Every year, as we wade through hundreds of tax forms and thousands of pages of regulations, it’s hard to believe the United States is actually a low-tax nation. But for all our faults, we’re light years ahead of many European nations.
And they’re doing everything they can to change that -- by trying to drag us down to their level.
One way they want to do that is with the innocent-sounding concept of “tax harmonization.” The idea is to make national borders unimportant: A Frenchman would be charged his country’s confiscatory tax rates on any money he earned, whether he earned it in France, the United States, or elsewhere.
This seems like a good plan for high-tax countries like France and Germany. But it would be a disaster for the United States, and for individual investors worldwide.
There’s about $5 trillion in foreign-owned capital invested in the U.S. today, including more than $1 trillion deposited in U.S. banks. Smart investors put their money here because they know it will be safe (a violent coup seems unlikely), and because our Congress has made the sensible decision to not tax the money that foreigners deposit in our banks (the investors get to keep what they earn).
This money helps create jobs in America -- but perhaps not for long, thanks to a draft IRS regulation that would help foreign governments tax the interest income their citizens earn on American investments.
The regulation was slipped in just three days before President Clinton left office. The Bush administration hasn’t implemented it, but investors remain nervous. They know they could see their tax bills soar if it takes effect.
There are several problems with this regulation. For one thing, it’s unfair. Income should be taxed based on where it is earned, not where a taxpayer happens to live.
That simple concept encourages governments to slash taxes to encourage investment. As my Heritage Foundation colleague Daniel Mitchell has written, “globalization is making it harder for governments to overtax, because it is increasingly easy for taxpayers to shift their productive activities to lower tax environments.” The trend toward lower taxes is something we should encourage, not stifle.
Also, the regulation is illegal. Federal agencies such as the IRS are supposed to enforce only those laws passed by our Congress, not the laws of other nations. And in this case, not only would the IRS be acting as a tax-collector for foreign governments, it would actually be ignoring the wishes of our lawmakers, who have specifically sought to attract money to our economy by not taxing interest paid to foreign-held accounts.
Finally, the regulation would endanger our economy.

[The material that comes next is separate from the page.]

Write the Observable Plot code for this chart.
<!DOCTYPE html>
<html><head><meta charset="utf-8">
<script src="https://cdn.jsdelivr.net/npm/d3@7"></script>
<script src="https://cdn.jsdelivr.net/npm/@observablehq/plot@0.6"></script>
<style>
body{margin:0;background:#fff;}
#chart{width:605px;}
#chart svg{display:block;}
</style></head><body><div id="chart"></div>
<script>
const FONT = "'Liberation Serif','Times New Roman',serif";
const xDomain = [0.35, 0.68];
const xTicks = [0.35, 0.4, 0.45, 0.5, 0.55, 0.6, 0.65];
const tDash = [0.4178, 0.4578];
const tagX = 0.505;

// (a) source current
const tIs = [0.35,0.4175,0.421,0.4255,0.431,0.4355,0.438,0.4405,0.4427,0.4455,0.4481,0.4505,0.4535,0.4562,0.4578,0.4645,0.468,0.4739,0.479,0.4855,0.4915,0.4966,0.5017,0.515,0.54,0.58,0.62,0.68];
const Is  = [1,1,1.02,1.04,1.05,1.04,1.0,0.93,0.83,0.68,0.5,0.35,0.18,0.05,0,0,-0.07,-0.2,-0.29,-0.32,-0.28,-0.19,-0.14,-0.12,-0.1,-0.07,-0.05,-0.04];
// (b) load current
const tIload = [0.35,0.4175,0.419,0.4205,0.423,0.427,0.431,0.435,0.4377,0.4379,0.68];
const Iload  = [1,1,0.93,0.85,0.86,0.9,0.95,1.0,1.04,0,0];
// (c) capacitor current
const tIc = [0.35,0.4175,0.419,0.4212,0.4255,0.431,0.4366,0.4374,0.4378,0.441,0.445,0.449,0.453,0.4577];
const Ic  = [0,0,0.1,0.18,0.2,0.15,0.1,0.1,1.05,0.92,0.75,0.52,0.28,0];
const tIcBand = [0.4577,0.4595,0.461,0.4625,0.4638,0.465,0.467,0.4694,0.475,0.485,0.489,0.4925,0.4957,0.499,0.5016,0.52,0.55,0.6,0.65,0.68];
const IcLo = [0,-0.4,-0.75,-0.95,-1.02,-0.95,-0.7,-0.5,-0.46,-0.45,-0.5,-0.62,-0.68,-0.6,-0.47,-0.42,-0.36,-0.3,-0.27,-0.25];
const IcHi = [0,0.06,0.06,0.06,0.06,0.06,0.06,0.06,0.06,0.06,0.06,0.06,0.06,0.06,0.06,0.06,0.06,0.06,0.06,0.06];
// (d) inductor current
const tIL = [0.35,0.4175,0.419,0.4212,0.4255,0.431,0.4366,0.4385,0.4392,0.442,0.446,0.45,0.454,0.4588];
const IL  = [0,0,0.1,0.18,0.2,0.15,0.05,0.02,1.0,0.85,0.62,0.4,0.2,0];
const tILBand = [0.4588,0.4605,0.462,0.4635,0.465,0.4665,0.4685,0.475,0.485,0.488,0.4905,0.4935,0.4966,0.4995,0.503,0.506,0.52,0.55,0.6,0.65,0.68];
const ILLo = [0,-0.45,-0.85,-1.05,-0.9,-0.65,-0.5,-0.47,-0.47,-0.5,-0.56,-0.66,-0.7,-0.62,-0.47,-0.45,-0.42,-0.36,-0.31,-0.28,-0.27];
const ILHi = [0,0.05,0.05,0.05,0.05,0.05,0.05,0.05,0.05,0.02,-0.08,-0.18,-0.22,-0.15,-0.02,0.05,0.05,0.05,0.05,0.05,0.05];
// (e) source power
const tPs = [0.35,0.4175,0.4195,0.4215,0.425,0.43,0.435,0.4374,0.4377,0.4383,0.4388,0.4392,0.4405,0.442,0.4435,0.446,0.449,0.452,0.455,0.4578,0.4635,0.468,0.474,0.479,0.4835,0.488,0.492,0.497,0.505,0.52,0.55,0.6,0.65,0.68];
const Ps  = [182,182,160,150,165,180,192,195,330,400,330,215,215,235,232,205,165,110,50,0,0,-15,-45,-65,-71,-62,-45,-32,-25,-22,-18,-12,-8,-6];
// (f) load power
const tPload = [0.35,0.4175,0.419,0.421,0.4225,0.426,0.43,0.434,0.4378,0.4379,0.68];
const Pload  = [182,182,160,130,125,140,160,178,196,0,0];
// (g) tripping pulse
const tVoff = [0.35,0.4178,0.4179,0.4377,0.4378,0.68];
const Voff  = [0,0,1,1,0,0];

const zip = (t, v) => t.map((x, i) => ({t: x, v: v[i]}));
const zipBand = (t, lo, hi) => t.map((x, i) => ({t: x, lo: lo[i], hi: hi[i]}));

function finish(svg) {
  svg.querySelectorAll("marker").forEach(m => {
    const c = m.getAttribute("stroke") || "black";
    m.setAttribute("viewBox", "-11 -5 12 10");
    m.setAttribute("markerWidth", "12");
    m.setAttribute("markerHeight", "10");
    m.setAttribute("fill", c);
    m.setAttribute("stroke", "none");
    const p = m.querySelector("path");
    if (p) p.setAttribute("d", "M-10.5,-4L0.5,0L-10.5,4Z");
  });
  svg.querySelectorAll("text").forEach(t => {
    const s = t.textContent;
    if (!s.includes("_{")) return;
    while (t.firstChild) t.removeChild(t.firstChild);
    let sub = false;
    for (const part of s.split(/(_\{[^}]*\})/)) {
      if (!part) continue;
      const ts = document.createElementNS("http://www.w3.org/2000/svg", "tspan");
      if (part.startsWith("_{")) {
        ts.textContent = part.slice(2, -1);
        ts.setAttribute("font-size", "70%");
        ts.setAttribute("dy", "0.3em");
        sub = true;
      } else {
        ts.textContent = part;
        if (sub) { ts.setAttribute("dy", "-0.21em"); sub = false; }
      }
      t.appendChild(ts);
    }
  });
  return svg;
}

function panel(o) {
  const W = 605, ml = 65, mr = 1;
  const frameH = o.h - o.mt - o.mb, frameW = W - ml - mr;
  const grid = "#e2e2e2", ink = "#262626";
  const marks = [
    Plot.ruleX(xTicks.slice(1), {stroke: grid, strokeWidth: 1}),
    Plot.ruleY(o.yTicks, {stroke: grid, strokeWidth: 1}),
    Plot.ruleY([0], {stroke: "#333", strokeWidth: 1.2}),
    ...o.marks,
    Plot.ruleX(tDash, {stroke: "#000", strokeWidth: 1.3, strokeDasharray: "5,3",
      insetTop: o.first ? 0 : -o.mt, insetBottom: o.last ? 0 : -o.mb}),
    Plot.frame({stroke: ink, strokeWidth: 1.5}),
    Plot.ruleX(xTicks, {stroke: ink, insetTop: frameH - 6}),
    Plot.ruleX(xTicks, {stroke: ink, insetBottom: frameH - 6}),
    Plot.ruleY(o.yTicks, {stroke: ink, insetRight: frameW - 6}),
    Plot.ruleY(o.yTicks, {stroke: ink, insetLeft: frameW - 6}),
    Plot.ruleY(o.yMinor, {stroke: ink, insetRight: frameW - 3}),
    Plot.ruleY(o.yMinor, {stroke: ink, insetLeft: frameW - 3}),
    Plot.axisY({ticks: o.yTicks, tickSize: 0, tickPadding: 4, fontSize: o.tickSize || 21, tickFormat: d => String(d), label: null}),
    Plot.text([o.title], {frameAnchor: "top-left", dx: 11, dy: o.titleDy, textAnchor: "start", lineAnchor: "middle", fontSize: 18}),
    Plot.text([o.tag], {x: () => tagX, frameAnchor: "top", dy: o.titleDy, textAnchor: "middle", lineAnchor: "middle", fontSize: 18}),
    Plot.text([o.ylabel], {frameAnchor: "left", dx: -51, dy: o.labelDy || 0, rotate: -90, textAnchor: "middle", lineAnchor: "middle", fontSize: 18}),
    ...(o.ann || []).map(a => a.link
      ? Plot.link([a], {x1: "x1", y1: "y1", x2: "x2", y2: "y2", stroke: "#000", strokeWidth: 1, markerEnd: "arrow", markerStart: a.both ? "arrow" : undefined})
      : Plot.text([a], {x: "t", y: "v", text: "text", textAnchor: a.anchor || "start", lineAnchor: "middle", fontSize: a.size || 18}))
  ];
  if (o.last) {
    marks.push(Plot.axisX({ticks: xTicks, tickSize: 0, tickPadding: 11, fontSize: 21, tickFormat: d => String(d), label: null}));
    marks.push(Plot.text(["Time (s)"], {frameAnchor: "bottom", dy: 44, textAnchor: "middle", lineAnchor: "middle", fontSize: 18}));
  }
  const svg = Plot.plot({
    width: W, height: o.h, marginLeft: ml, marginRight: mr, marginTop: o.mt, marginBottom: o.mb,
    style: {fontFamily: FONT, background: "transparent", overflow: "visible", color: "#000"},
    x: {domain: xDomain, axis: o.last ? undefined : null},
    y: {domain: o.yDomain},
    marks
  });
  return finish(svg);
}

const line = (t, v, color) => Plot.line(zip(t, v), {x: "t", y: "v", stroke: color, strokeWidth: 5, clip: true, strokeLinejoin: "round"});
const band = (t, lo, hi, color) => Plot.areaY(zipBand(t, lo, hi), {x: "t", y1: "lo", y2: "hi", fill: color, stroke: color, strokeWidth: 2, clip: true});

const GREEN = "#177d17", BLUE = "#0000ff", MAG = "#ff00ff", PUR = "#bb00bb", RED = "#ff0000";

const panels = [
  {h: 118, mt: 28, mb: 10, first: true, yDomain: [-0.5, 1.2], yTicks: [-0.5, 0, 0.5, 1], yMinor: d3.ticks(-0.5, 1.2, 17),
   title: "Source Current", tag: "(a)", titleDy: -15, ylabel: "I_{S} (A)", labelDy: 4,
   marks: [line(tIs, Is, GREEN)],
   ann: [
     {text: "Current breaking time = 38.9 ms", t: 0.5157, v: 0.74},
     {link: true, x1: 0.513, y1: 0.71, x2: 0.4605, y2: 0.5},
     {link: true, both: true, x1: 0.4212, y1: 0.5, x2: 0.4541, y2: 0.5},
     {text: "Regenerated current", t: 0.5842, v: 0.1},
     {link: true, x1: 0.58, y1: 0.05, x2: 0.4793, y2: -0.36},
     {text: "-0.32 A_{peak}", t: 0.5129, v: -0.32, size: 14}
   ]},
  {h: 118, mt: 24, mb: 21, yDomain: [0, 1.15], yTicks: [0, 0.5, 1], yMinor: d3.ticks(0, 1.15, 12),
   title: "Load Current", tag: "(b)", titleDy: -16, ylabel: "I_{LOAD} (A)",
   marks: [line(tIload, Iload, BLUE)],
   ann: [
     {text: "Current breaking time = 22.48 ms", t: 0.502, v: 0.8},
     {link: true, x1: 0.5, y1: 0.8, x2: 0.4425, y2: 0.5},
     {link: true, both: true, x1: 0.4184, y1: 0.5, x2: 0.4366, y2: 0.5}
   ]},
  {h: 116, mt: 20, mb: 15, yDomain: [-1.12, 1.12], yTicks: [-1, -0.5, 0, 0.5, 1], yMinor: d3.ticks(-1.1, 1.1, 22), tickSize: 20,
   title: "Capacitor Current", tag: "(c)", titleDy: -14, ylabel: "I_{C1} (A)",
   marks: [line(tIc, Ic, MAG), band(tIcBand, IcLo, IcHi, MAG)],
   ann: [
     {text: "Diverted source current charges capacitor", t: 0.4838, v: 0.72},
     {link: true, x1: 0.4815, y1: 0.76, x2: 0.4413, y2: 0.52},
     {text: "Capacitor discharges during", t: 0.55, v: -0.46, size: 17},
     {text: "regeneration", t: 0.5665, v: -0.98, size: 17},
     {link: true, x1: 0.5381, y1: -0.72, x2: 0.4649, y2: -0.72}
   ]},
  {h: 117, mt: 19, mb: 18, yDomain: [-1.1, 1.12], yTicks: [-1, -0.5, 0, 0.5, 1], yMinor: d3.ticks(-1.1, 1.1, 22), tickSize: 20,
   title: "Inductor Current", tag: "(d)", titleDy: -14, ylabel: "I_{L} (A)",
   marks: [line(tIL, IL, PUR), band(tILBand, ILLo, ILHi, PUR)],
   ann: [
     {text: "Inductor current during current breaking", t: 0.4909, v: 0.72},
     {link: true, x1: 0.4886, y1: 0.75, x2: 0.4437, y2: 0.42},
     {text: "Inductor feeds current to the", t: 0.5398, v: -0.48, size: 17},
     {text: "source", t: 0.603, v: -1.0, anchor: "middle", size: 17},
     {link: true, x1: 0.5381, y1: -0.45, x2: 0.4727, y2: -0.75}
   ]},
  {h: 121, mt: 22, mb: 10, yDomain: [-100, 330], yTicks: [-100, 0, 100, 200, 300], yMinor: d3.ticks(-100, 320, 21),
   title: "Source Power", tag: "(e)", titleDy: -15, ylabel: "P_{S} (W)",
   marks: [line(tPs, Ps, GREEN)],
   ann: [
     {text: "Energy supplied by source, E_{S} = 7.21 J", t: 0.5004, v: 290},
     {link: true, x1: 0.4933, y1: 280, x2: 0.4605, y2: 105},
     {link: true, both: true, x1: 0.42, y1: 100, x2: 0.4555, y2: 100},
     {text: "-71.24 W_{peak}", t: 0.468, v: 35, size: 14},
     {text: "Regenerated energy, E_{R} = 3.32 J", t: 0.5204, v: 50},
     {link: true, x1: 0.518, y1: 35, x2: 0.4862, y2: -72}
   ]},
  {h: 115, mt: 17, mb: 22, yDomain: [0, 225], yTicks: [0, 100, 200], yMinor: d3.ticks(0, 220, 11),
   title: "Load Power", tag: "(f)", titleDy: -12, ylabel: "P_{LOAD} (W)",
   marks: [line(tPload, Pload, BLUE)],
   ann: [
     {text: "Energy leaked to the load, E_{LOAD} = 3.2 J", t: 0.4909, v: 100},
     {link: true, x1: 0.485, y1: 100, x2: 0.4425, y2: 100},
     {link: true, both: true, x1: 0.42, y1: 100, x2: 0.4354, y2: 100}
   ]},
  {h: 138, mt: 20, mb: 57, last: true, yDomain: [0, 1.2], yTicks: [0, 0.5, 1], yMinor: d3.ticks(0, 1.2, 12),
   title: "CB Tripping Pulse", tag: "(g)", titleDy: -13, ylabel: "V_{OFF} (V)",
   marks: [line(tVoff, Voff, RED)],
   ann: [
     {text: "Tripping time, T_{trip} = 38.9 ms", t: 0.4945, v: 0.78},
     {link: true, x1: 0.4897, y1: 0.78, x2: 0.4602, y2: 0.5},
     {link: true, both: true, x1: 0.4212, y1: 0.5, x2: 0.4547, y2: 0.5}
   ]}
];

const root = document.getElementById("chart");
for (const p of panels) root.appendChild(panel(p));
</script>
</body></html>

Again, one reason foreign capital comes here is because smart investors realize they’ll be able to pocket their gains. If we start imposing -- or even facilitating -- French and German taxation levels, investors will take their money elsewhere.

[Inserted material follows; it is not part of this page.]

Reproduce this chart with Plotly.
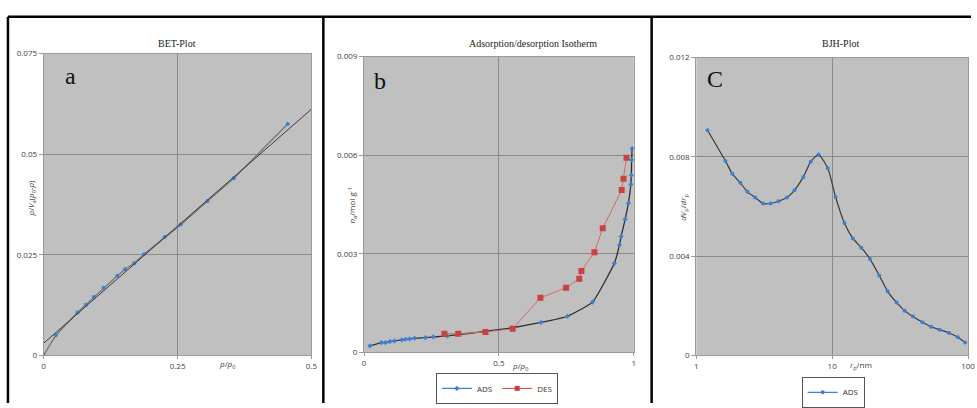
import plotly.graph_objects as go

# ---------------- data ----------------
# Panel a: BET plot
bet_x = [0.0, 0.0228, 0.063, 0.079, 0.0938, 0.1117, 0.1376, 0.1519, 0.169, 0.187,
         0.226, 0.256, 0.306, 0.355, 0.4556]
bet_y = [0.0, 0.0050, 0.01065, 0.0126, 0.0145, 0.0168, 0.0198, 0.0214, 0.0229, 0.0251,
         0.0294, 0.0325, 0.0384, 0.0440, 0.0575]
fit_x = [0.0, 0.5]
fit_y = [0.0030, 0.0612]

# Panel b: adsorption / desorption isotherm
ads_x = [0.022, 0.064, 0.080, 0.096, 0.113, 0.140, 0.154, 0.169, 0.1875, 0.228, 0.257,
         0.309, 0.456, 0.549, 0.656, 0.754, 0.847, 0.928, 0.947, 0.953, 0.968, 0.980,
         0.989, 0.991, 0.992, 0.994]
ads_y = [0.0002, 0.0003, 0.0003, 0.00033, 0.00035, 0.00038, 0.0004, 0.00041, 0.00043,
         0.00045, 0.00047, 0.0005, 0.00065, 0.00075, 0.00091, 0.0011, 0.00153, 0.00271,
         0.00327, 0.00353, 0.00405, 0.00454, 0.00511, 0.00539, 0.00586, 0.0062]
des_x = [0.298, 0.349, 0.45, 0.551, 0.654, 0.749, 0.798, 0.806, 0.854, 0.885, 0.955,
         0.962, 0.973]
des_y = [0.00057, 0.00057, 0.00062, 0.00072, 0.00166, 0.00197, 0.00224, 0.00248,
         0.00305, 0.00378, 0.00494, 0.00528, 0.00592]

# Panel c: BJH plot
bjh_r = [1.21, 1.64, 1.84, 2.11, 2.38, 2.71, 3.10, 3.51, 4.03, 4.64, 5.28, 6.14, 6.95,
         7.94, 9.29, 10.6, 12.3, 14.2, 16.4, 19.0, 22.2, 25.6, 29.8, 34.1, 39.3, 46.2,
         53.4, 61.8, 72.7, 84.1, 95.1]
bjh_v = [0.00907, 0.00783, 0.00732, 0.00695, 0.00659, 0.00636, 0.00612, 0.00612, 0.00621,
         0.00636, 0.00665, 0.00719, 0.0078, 0.00809, 0.00754, 0.00638, 0.00533, 0.00471,
         0.00434, 0.00388, 0.00322, 0.00258, 0.00213, 0.0018, 0.00156, 0.00133, 0.00115,
         0.00103, 0.0009, 0.00073, 0.00052]

a_xticks = [0, 0.25, 0.5]
a_yticks = [0, 0.025, 0.05, 0.075]
b_xticks = [0, 0.5, 1]
b_yticks = [0, 0.003, 0.006, 0.009]
c_xticks = [1, 10, 100]
c_yticks = [0, 0.004, 0.008, 0.012]

# ---------------- style ----------------
W, H = 977, 408
BG = "#c0c0c0"
GRID = "#8a8a8a"
BLUE = "#3d7fd1"
RED = "#c8423f"
TICKF = dict(family="Open Sans, Liberation Sans, sans-serif", size=8, color="#404040")
SERIF = "Liberation Serif, DejaVu Serif, serif"
SANS = "Open Sans, Liberation Sans, sans-serif"


def dx(p):
    return p / W


def dy(p):
    return 1 - p / H


fig = go.Figure()

# Panel a
fig.add_trace(go.Scatter(x=bet_x, y=bet_y, mode="lines+markers", xaxis="x", yaxis="y",
                         line=dict(color="#7a7a7a", width=1.4),
                         marker=dict(color=BLUE, size=4), showlegend=False))
fig.add_trace(go.Scatter(x=fit_x, y=fit_y, mode="lines", xaxis="x", yaxis="y",
                         line=dict(color="#3a3a3a", width=1), showlegend=False))

# Panel b
fig.add_trace(go.Scatter(x=ads_x, y=ads_y, mode="lines+markers", xaxis="x2", yaxis="y2",
                         line=dict(color="#2e2e2e", width=1.3, shape="spline", smoothing=0.4),
                         marker=dict(color=BLUE, size=4, symbol="diamond"), showlegend=False))
fig.add_trace(go.Scatter(x=des_x, y=des_y, mode="lines+markers", xaxis="x2", yaxis="y2",
                         line=dict(color="#d06a68", width=1),
                         marker=dict(color=RED, size=6, symbol="square"), showlegend=False))
# legend entries for panel b
fig.add_trace(go.Scatter(x=[None], y=[None], mode="lines+markers", name="ADS", xaxis="x2", yaxis="y2",
                         line=dict(color=BLUE, width=1.3), marker=dict(color=BLUE, size=4, symbol="diamond"),
                         legend="legend"))
fig.add_trace(go.Scatter(x=[None], y=[None], mode="lines+markers", name="DES", xaxis="x2", yaxis="y2",
                         line=dict(color=RED, width=1), marker=dict(color=RED, size=5, symbol="square"),
                         legend="legend"))

# Panel c
fig.add_trace(go.Scatter(x=bjh_r, y=bjh_v, mode="lines+markers", xaxis="x3", yaxis="y3",
                         line=dict(color="#3a3a3a", width=1.2, shape="spline", smoothing=0.6),
                         marker=dict(color=BLUE, size=4), showlegend=False))
fig.add_trace(go.Scatter(x=[None], y=[None], mode="lines+markers", name="ADS", xaxis="x3", yaxis="y3",
                         line=dict(color=BLUE, width=1.2), marker=dict(color=BLUE, size=4),
                         legend="legend2"))


def xax(domain, rng, ticks, anchor, typ="linear"):
    return dict(domain=domain, range=rng, tickvals=ticks, type=typ, anchor=anchor,
                showgrid=True, gridcolor=GRID, gridwidth=1, zeroline=False,
                showline=True, linecolor="#9a9a9a", linewidth=1, mirror=True,
                ticks="outside", ticklen=3, tickcolor="#9a9a9a", tickfont=TICKF,
                fixedrange=True)


def yax(domain, rng, ticks, anchor):
    return dict(domain=domain, range=rng, tickvals=ticks, anchor=anchor,
                tickformat="~g",
                showgrid=True, gridcolor=GRID, gridwidth=1, zeroline=False,
                showline=True, linecolor="#9a9a9a", linewidth=1, mirror=True,
                ticks="outside", ticklen=4, tickcolor="#9a9a9a", tickfont=TICKF,
                fixedrange=True)


LEGF = dict(family=SANS, size=8, color="#333333")
fig.update_layout(
    width=W, height=H, margin=dict(l=0, r=0, t=0, b=0),
    paper_bgcolor="white", plot_bgcolor=BG,
    xaxis=xax([dx(42), dx(312)], [0, 0.5], a_xticks, "y"),
    yaxis=yax([dy(359), dy(49)], [0, 0.075], a_yticks, "x"),
    xaxis2=xax([dx(365), dx(637)], [0, 1], b_xticks, "y2"),
    yaxis2=yax([dy(356), dy(52)], [0, 0.009], b_yticks, "x2"),
    xaxis3=xax([dx(700), dx(974)], [0, 2], c_xticks, "y3", typ="log"),
    yaxis3=yax([dy(359), dy(53)], [0, 0.012], c_yticks, "x3"),
    legend=dict(x=dx(499), y=dy(393), xanchor="center", yanchor="middle",
                orientation="h", bordercolor="#555555", borderwidth=1, bgcolor="white",
                font=LEGF, itemwidth=30, tracegroupgap=0),
    legend2=dict(x=dx(838), y=dy(397), xanchor="center", yanchor="middle",
                 orientation="h", bordercolor="#555555", borderwidth=1, bgcolor="white",
                 font=LEGF, itemwidth=30),
)

ann = []


def text(x, y, s, size=9, family=SERIF, color="#222222", angle=0, xanchor="center"):
    ann.append(dict(x=dx(x), y=dy(y), xref="paper", yref="paper", text=s, showarrow=False,
                    font=dict(family=family, size=size, color=color), textangle=angle,
                    xanchor=xanchor, yanchor="middle"))


# titles
text(176, 39, "BET-Plot", size=10)
text(535, 39, "Adsorption/desorption Isotherm", size=10)
text(845, 39, "BJH-Plot", size=10)
# panel letters
text(69, 72, "a", size=24, color="#111111")
text(381, 77, "b", size=24, color="#111111")
text(719, 75, "C", size=24, color="#111111")
# axis titles
text(227, 368, "<i>p</i>/<i>p</i><sub>0</sub>", size=8, family=SANS, color="#404040")
text(522, 370, "<i>p</i>/<i>p</i><sub>0</sub>", size=8, family=SANS, color="#404040")
text(866, 369, "<i>r</i><sub>p</sub>/nm", size=8, family=SANS, color="#404040")
text(30, 198, "<i>p</i>/<i>V</i><sub>a</sub>(<i>p</i><sub>0</sub>-<i>p</i>)", size=8, family=SANS,
     color="#404040", angle=-90)
text(353, 205, "<i>n</i><sub>a</sub>/mol g<sup>-1</sup>", size=8, family=SANS, color="#404040", angle=-90)
text(687, 207, "<i>dV</i><sub>p</sub>/<i>dr</i><sub>p</sub>", size=8, family=SANS, color="#404040",
     angle=-90)
fig.update_layout(annotations=ann)

# frame lines
shapes = []
for (x0, y0, x1, y1) in [(6, 11, 977, 11), (6, 11, 6, 408), (324, 11, 324, 408), (655, 11, 655, 408)]:
    shapes.append(dict(type="line", xref="paper", yref="paper", x0=dx(x0), y0=dy(y0),
                       x1=dx(x1), y1=dy(y1), line=dict(color="black", width=2.5)))
fig.update_layout(shapes=shapes)

fig.write_html("out.html")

That would harm the banking industry. Investment banks currently hold hundreds of billions of dollars in foreign capital. Imagine all the money flowing out of our economy overnight to, say, Hong Kong, where the government maintains a fair, flat tax.
It also would damage our federal treasury. Foreigners hold at least a third of our debt. If they’re forced to pay tax on the interest they earn here, they won’t invest here, and we’d have to find somebody else to purchase our Treasury bills.
There are plenty of ways that we could improve our tax system. But “tax harmonization” isn’t one of them. If high-tax European countries want to succeed economically, they should start singing from the low-tax hymnal -- and begin enjoying the growth that goes along with it.
Ed Feulner is president of The Heritage Foundation, a Washington-based public policy research institute.